━━━ Dataset content
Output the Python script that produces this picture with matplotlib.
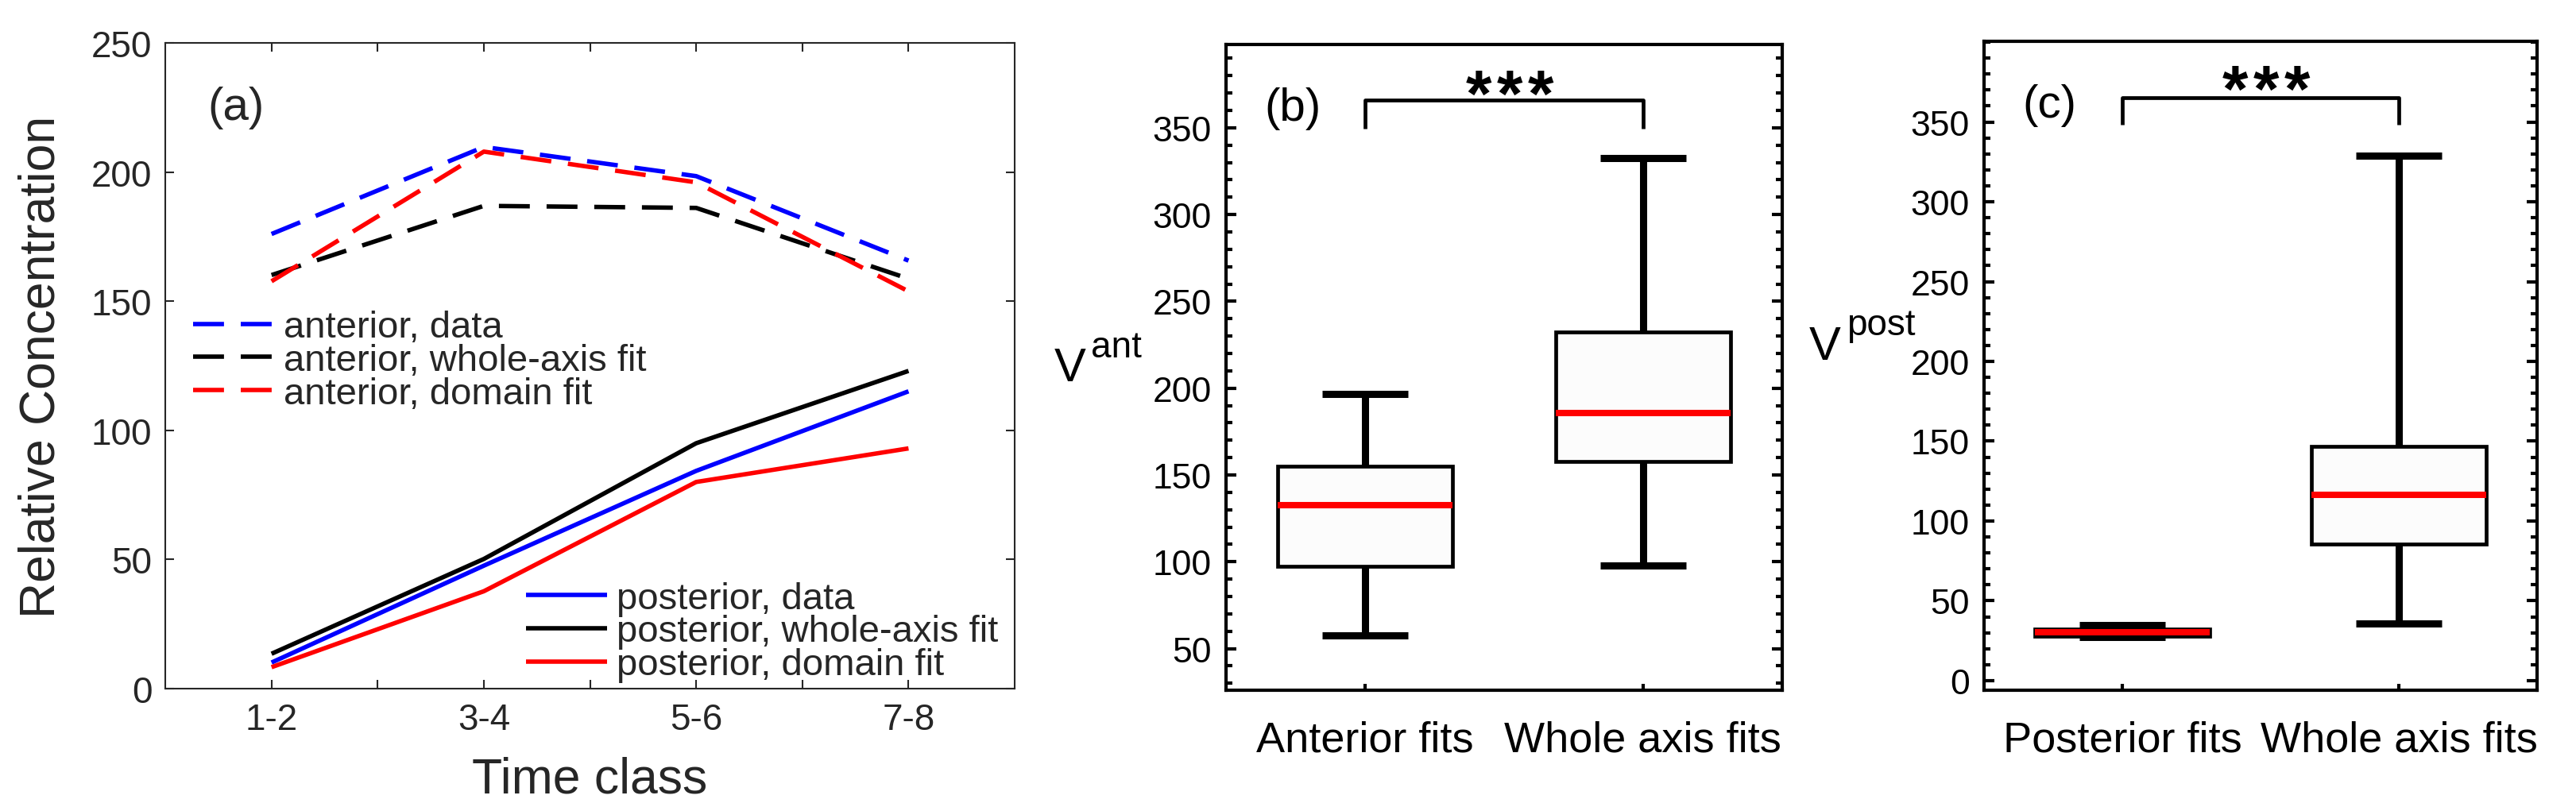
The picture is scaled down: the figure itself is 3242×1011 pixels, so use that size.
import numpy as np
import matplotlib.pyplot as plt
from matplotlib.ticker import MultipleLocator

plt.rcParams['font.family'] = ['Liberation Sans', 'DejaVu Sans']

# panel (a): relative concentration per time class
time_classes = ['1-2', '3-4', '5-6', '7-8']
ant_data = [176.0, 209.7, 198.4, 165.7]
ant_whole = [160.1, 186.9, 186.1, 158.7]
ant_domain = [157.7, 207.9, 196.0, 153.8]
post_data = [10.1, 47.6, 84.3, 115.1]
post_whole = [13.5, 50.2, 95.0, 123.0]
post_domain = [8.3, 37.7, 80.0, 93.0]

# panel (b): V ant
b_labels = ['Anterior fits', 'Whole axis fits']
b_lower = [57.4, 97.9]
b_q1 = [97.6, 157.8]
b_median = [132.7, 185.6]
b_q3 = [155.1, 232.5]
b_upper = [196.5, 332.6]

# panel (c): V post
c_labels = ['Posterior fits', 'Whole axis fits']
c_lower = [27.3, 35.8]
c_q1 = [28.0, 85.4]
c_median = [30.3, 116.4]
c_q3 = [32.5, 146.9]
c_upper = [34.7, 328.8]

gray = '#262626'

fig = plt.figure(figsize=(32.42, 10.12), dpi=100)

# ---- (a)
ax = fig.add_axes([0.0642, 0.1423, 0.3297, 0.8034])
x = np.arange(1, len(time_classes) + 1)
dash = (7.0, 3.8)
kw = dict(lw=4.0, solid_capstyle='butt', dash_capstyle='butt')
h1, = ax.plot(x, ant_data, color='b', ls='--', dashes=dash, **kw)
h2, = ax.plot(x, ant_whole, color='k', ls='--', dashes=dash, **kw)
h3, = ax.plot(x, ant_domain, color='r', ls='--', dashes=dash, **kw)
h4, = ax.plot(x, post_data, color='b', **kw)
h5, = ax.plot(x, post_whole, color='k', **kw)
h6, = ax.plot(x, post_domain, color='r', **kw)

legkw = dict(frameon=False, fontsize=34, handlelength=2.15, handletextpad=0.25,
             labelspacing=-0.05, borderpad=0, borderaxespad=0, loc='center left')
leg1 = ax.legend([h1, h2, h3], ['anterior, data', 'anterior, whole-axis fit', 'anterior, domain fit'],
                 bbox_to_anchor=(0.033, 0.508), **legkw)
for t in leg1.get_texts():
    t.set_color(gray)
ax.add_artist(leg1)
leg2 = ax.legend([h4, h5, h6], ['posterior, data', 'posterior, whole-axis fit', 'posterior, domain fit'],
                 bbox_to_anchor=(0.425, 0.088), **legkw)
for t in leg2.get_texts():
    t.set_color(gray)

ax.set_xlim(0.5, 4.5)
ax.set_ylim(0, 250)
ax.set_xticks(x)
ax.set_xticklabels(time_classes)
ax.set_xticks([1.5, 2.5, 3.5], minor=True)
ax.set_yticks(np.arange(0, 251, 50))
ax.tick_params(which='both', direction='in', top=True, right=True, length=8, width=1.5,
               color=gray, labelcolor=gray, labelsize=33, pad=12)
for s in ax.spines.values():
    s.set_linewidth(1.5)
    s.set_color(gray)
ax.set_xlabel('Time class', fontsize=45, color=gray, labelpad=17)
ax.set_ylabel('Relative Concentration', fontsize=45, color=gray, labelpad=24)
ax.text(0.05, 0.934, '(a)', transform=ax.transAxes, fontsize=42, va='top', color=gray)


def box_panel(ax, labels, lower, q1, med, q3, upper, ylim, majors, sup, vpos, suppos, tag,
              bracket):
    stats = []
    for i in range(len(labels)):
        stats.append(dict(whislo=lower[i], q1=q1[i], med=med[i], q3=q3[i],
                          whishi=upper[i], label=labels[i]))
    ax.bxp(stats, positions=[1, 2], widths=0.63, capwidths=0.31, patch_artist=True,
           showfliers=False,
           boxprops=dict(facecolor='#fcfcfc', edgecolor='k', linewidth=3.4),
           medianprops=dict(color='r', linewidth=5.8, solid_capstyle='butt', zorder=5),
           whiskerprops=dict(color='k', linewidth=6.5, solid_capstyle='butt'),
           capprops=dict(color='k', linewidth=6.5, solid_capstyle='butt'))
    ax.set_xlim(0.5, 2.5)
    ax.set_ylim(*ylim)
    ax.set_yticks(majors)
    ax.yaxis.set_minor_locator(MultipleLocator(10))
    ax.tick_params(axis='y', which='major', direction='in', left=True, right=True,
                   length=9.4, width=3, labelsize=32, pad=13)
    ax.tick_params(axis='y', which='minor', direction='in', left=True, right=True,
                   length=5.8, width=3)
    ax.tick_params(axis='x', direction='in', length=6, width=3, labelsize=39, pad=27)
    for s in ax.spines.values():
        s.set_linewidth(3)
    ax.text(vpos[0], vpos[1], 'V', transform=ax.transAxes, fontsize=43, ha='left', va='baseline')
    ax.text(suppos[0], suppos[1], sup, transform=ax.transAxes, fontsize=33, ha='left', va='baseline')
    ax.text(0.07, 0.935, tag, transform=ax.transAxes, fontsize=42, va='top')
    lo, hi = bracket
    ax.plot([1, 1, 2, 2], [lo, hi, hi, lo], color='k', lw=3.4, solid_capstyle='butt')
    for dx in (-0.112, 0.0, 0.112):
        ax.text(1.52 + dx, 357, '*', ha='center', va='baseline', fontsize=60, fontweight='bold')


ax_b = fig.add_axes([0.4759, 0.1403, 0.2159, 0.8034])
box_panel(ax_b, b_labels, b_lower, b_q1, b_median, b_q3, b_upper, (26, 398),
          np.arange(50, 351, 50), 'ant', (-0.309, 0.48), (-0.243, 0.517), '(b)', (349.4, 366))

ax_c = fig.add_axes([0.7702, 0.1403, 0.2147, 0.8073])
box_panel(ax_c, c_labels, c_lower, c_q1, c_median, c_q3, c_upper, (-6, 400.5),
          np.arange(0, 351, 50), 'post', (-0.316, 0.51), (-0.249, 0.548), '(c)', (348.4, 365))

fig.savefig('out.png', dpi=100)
━━━━━━
# [Written task]
Restate the whole listing above exactly, please, omitting every image.

# [In response]
Output the Python script that produces this picture with matplotlib.
The picture is scaled down: the figure itself is 3242×1011 pixels, so use that size.
import numpy as np
import matplotlib.pyplot as plt
from matplotlib.ticker import MultipleLocator

plt.rcParams['font.family'] = ['Liberation Sans', 'DejaVu Sans']

# panel (a): relative concentration per time class
time_classes = ['1-2', '3-4', '5-6', '7-8']
ant_data = [176.0, 209.7, 198.4, 165.7]
ant_whole = [160.1, 186.9, 186.1, 158.7]
ant_domain = [157.7, 207.9, 196.0, 153.8]
post_data = [10.1, 47.6, 84.3, 115.1]
post_whole = [13.5, 50.2, 95.0, 123.0]
post_domain = [8.3, 37.7, 80.0, 93.0]

# panel (b): V ant
b_labels = ['Anterior fits', 'Whole axis fits']
b_lower = [57.4, 97.9]
b_q1 = [97.6, 157.8]
b_median = [132.7, 185.6]
b_q3 = [155.1, 232.5]
b_upper = [196.5, 332.6]

# panel (c): V post
c_labels = ['Posterior fits', 'Whole axis fits']
c_lower = [27.3, 35.8]
c_q1 = [28.0, 85.4]
c_median = [30.3, 116.4]
c_q3 = [32.5, 146.9]
c_upper = [34.7, 328.8]

gray = '#262626'

fig = plt.figure(figsize=(32.42, 10.12), dpi=100)

# ---- (a)
ax = fig.add_axes([0.0642, 0.1423, 0.3297, 0.8034])
x = np.arange(1, len(time_classes) + 1)
dash = (7.0, 3.8)
kw = dict(lw=4.0, solid_capstyle='butt', dash_capstyle='butt')
h1, = ax.plot(x, ant_data, color='b', ls='--', dashes=dash, **kw)
h2, = ax.plot(x, ant_whole, color='k', ls='--', dashes=dash, **kw)
h3, = ax.plot(x, ant_domain, color='r', ls='--', dashes=dash, **kw)
h4, = ax.plot(x, post_data, color='b', **kw)
h5, = ax.plot(x, post_whole, color='k', **kw)
h6, = ax.plot(x, post_domain, color='r', **kw)

legkw = dict(frameon=False, fontsize=34, handlelength=2.15, handletextpad=0.25,
             labelspacing=-0.05, borderpad=0, borderaxespad=0, loc='center left')
leg1 = ax.legend([h1, h2, h3], ['anterior, data', 'anterior, whole-axis fit', 'anterior, domain fit'],
                 bbox_to_anchor=(0.033, 0.508), **legkw)
for t in leg1.get_texts():
    t.set_color(gray)
ax.add_artist(leg1)
leg2 = ax.legend([h4, h5, h6], ['posterior, data', 'posterior, whole-axis fit', 'posterior, domain fit'],
                 bbox_to_anchor=(0.425, 0.088), **legkw)
for t in leg2.get_texts():
    t.set_color(gray)

ax.set_xlim(0.5, 4.5)
ax.set_ylim(0, 250)
ax.set_xticks(x)
ax.set_xticklabels(time_classes)
ax.set_xticks([1.5, 2.5, 3.5], minor=True)
ax.set_yticks(np.arange(0, 251, 50))
ax.tick_params(which='both', direction='in', top=True, right=True, length=8, width=1.5,
               color=gray, labelcolor=gray, labelsize=33, pad=12)
for s in ax.spines.values():
    s.set_linewidth(1.5)
    s.set_color(gray)
ax.set_xlabel('Time class', fontsize=45, color=gray, labelpad=17)
ax.set_ylabel('Relative Concentration', fontsize=45, color=gray, labelpad=24)
ax.text(0.05, 0.934, '(a)', transform=ax.transAxes, fontsize=42, va='top', color=gray)


def box_panel(ax, labels, lower, q1, med, q3, upper, ylim, majors, sup, vpos, suppos, tag,
              bracket):
    stats = []
    for i in range(len(labels)):
        stats.append(dict(whislo=lower[i], q1=q1[i], med=med[i], q3=q3[i],
                          whishi=upper[i], label=labels[i]))
    ax.bxp(stats, positions=[1, 2], widths=0.63, capwidths=0.31, patch_artist=True,
           showfliers=False,
           boxprops=dict(facecolor='#fcfcfc', edgecolor='k', linewidth=3.4),
           medianprops=dict(color='r', linewidth=5.8, solid_capstyle='butt', zorder=5),
           whiskerprops=dict(color='k', linewidth=6.5, solid_capstyle='butt'),
           capprops=dict(color='k', linewidth=6.5, solid_capstyle='butt'))
    ax.set_xlim(0.5, 2.5)
    ax.set_ylim(*ylim)
    ax.set_yticks(majors)
    ax.yaxis.set_minor_locator(MultipleLocator(10))
    ax.tick_params(axis='y', which='major', direction='in', left=True, right=True,
                   length=9.4, width=3, labelsize=32, pad=13)
    ax.tick_params(axis='y', which='minor', direction='in', left=True, right=True,
                   length=5.8, width=3)
    ax.tick_params(axis='x', direction='in', length=6, width=3, labelsize=39, pad=27)
    for s in ax.spines.values():
        s.set_linewidth(3)
    ax.text(vpos[0], vpos[1], 'V', transform=ax.transAxes, fontsize=43, ha='left', va='baseline')
    ax.text(suppos[0], suppos[1], sup, transform=ax.transAxes, fontsize=33, ha='left', va='baseline')
    ax.text(0.07, 0.935, tag, transform=ax.transAxes, fontsize=42, va='top')
    lo, hi = bracket
    ax.plot([1, 1, 2, 2], [lo, hi, hi, lo], color='k', lw=3.4, solid_capstyle='butt')
    for dx in (-0.112, 0.0, 0.112):
        ax.text(1.52 + dx, 357, '*', ha='center', va='baseline', fontsize=60, fontweight='bold')


ax_b = fig.add_axes([0.4759, 0.1403, 0.2159, 0.8034])
box_panel(ax_b, b_labels, b_lower, b_q1, b_median, b_q3, b_upper, (26, 398),
          np.arange(50, 351, 50), 'ant', (-0.309, 0.48), (-0.243, 0.517), '(b)', (349.4, 366))

ax_c = fig.add_axes([0.7702, 0.1403, 0.2147, 0.8073])
box_panel(ax_c, c_labels, c_lower, c_q1, c_median, c_q3, c_upper, (-6, 400.5),
          np.arange(0, 351, 50), 'post', (-0.316, 0.51), (-0.249, 0.548), '(c)', (348.4, 365))

fig.savefig('out.png', dpi=100)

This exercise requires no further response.